→ **COLLECTED DATA**:
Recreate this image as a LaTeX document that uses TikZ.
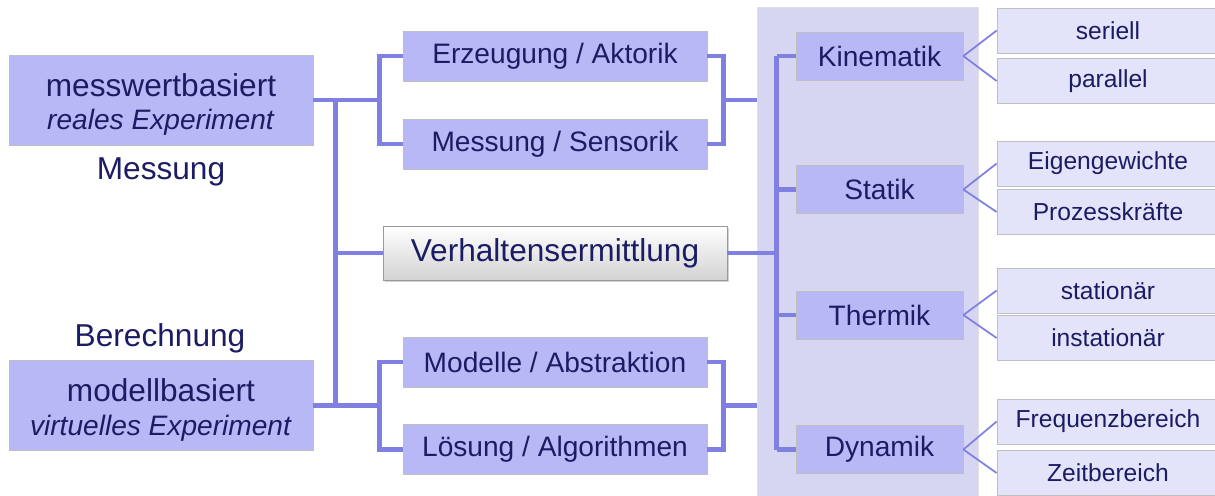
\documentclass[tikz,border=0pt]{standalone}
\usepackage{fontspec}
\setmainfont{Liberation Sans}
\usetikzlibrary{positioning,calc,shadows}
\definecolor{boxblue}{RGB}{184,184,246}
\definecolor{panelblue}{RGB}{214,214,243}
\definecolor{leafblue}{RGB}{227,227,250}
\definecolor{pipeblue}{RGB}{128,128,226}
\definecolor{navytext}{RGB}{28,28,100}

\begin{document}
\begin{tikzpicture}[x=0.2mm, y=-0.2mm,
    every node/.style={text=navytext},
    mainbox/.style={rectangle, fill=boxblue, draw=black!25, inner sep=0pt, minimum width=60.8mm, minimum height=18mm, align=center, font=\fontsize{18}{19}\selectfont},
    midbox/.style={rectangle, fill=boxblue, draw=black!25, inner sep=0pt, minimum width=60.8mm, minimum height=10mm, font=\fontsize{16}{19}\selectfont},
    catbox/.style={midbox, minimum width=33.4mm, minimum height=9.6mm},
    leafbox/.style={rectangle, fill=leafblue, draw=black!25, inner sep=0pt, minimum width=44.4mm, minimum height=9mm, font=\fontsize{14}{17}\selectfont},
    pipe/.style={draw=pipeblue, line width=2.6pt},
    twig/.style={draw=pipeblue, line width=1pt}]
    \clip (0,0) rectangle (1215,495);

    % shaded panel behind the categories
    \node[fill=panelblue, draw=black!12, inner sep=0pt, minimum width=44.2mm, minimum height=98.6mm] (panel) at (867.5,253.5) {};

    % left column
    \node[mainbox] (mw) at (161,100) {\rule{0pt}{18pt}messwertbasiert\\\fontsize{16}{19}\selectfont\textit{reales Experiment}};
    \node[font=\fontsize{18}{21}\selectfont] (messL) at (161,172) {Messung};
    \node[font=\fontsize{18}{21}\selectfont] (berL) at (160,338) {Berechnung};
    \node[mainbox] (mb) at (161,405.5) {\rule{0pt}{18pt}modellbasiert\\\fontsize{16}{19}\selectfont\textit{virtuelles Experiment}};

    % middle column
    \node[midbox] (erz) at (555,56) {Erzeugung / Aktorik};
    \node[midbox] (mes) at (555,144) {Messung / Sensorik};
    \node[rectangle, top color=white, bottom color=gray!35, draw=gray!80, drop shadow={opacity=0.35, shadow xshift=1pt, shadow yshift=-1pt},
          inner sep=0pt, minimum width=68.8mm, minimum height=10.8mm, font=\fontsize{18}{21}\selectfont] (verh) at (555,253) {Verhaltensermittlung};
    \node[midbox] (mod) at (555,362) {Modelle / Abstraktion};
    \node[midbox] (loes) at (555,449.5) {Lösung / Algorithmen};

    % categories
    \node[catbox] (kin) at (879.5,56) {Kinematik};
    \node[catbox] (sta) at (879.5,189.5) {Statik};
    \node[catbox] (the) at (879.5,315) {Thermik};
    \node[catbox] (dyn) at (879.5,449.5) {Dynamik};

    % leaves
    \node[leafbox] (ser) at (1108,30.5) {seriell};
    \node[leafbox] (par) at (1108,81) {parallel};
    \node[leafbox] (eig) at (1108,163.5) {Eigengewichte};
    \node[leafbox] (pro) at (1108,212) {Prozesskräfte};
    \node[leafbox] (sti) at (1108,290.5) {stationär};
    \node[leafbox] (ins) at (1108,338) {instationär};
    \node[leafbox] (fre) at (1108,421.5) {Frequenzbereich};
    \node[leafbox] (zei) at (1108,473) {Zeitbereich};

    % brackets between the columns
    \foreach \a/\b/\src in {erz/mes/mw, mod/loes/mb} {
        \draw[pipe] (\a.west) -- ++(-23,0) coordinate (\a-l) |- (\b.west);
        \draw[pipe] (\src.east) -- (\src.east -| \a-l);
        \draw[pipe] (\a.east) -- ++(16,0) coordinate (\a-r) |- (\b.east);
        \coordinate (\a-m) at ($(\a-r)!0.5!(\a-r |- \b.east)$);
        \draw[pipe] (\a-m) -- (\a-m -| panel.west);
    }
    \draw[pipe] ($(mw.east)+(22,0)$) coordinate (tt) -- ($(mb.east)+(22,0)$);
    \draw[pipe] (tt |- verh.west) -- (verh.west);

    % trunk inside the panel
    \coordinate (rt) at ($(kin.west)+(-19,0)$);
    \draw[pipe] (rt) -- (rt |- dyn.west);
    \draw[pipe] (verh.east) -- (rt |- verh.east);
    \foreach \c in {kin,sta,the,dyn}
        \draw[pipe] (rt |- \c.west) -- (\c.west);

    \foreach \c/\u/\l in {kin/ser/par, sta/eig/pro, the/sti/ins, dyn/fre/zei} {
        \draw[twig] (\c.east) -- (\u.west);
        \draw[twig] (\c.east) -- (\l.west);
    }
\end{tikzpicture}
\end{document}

→ **WHAT TO DO**:
Return the full material word for word. Do not include the pictures.

→ **ANSWER TO THIS EXERCISE**:
Recreate this image as a LaTeX document that uses TikZ.
\documentclass[tikz,border=0pt]{standalone}
\usepackage{fontspec}
\setmainfont{Liberation Sans}
\usetikzlibrary{positioning,calc,shadows}
\definecolor{boxblue}{RGB}{184,184,246}
\definecolor{panelblue}{RGB}{214,214,243}
\definecolor{leafblue}{RGB}{227,227,250}
\definecolor{pipeblue}{RGB}{128,128,226}
\definecolor{navytext}{RGB}{28,28,100}

\begin{document}
\begin{tikzpicture}[x=0.2mm, y=-0.2mm,
    every node/.style={text=navytext},
    mainbox/.style={rectangle, fill=boxblue, draw=black!25, inner sep=0pt, minimum width=60.8mm, minimum height=18mm, align=center, font=\fontsize{18}{19}\selectfont},
    midbox/.style={rectangle, fill=boxblue, draw=black!25, inner sep=0pt, minimum width=60.8mm, minimum height=10mm, font=\fontsize{16}{19}\selectfont},
    catbox/.style={midbox, minimum width=33.4mm, minimum height=9.6mm},
    leafbox/.style={rectangle, fill=leafblue, draw=black!25, inner sep=0pt, minimum width=44.4mm, minimum height=9mm, font=\fontsize{14}{17}\selectfont},
    pipe/.style={draw=pipeblue, line width=2.6pt},
    twig/.style={draw=pipeblue, line width=1pt}]
    \clip (0,0) rectangle (1215,495);

    % shaded panel behind the categories
    \node[fill=panelblue, draw=black!12, inner sep=0pt, minimum width=44.2mm, minimum height=98.6mm] (panel) at (867.5,253.5) {};

    % left column
    \node[mainbox] (mw) at (161,100) {\rule{0pt}{18pt}messwertbasiert\\\fontsize{16}{19}\selectfont\textit{reales Experiment}};
    \node[font=\fontsize{18}{21}\selectfont] (messL) at (161,172) {Messung};
    \node[font=\fontsize{18}{21}\selectfont] (berL) at (160,338) {Berechnung};
    \node[mainbox] (mb) at (161,405.5) {\rule{0pt}{18pt}modellbasiert\\\fontsize{16}{19}\selectfont\textit{virtuelles Experiment}};

    % middle column
    \node[midbox] (erz) at (555,56) {Erzeugung / Aktorik};
    \node[midbox] (mes) at (555,144) {Messung / Sensorik};
    \node[rectangle, top color=white, bottom color=gray!35, draw=gray!80, drop shadow={opacity=0.35, shadow xshift=1pt, shadow yshift=-1pt},
          inner sep=0pt, minimum width=68.8mm, minimum height=10.8mm, font=\fontsize{18}{21}\selectfont] (verh) at (555,253) {Verhaltensermittlung};
    \node[midbox] (mod) at (555,362) {Modelle / Abstraktion};
    \node[midbox] (loes) at (555,449.5) {Lösung / Algorithmen};

    % categories
    \node[catbox] (kin) at (879.5,56) {Kinematik};
    \node[catbox] (sta) at (879.5,189.5) {Statik};
    \node[catbox] (the) at (879.5,315) {Thermik};
    \node[catbox] (dyn) at (879.5,449.5) {Dynamik};

    % leaves
    \node[leafbox] (ser) at (1108,30.5) {seriell};
    \node[leafbox] (par) at (1108,81) {parallel};
    \node[leafbox] (eig) at (1108,163.5) {Eigengewichte};
    \node[leafbox] (pro) at (1108,212) {Prozesskräfte};
    \node[leafbox] (sti) at (1108,290.5) {stationär};
    \node[leafbox] (ins) at (1108,338) {instationär};
    \node[leafbox] (fre) at (1108,421.5) {Frequenzbereich};
    \node[leafbox] (zei) at (1108,473) {Zeitbereich};

    % brackets between the columns
    \foreach \a/\b/\src in {erz/mes/mw, mod/loes/mb} {
        \draw[pipe] (\a.west) -- ++(-23,0) coordinate (\a-l) |- (\b.west);
        \draw[pipe] (\src.east) -- (\src.east -| \a-l);
        \draw[pipe] (\a.east) -- ++(16,0) coordinate (\a-r) |- (\b.east);
        \coordinate (\a-m) at ($(\a-r)!0.5!(\a-r |- \b.east)$);
        \draw[pipe] (\a-m) -- (\a-m -| panel.west);
    }
    \draw[pipe] ($(mw.east)+(22,0)$) coordinate (tt) -- ($(mb.east)+(22,0)$);
    \draw[pipe] (tt |- verh.west) -- (verh.west);

    % trunk inside the panel
    \coordinate (rt) at ($(kin.west)+(-19,0)$);
    \draw[pipe] (rt) -- (rt |- dyn.west);
    \draw[pipe] (verh.east) -- (rt |- verh.east);
    \foreach \c in {kin,sta,the,dyn}
        \draw[pipe] (rt |- \c.west) -- (\c.west);

    \foreach \c/\u/\l in {kin/ser/par, sta/eig/pro, the/sti/ins, dyn/fre/zei} {
        \draw[twig] (\c.east) -- (\u.west);
        \draw[twig] (\c.east) -- (\l.west);
    }
\end{tikzpicture}
\end{document}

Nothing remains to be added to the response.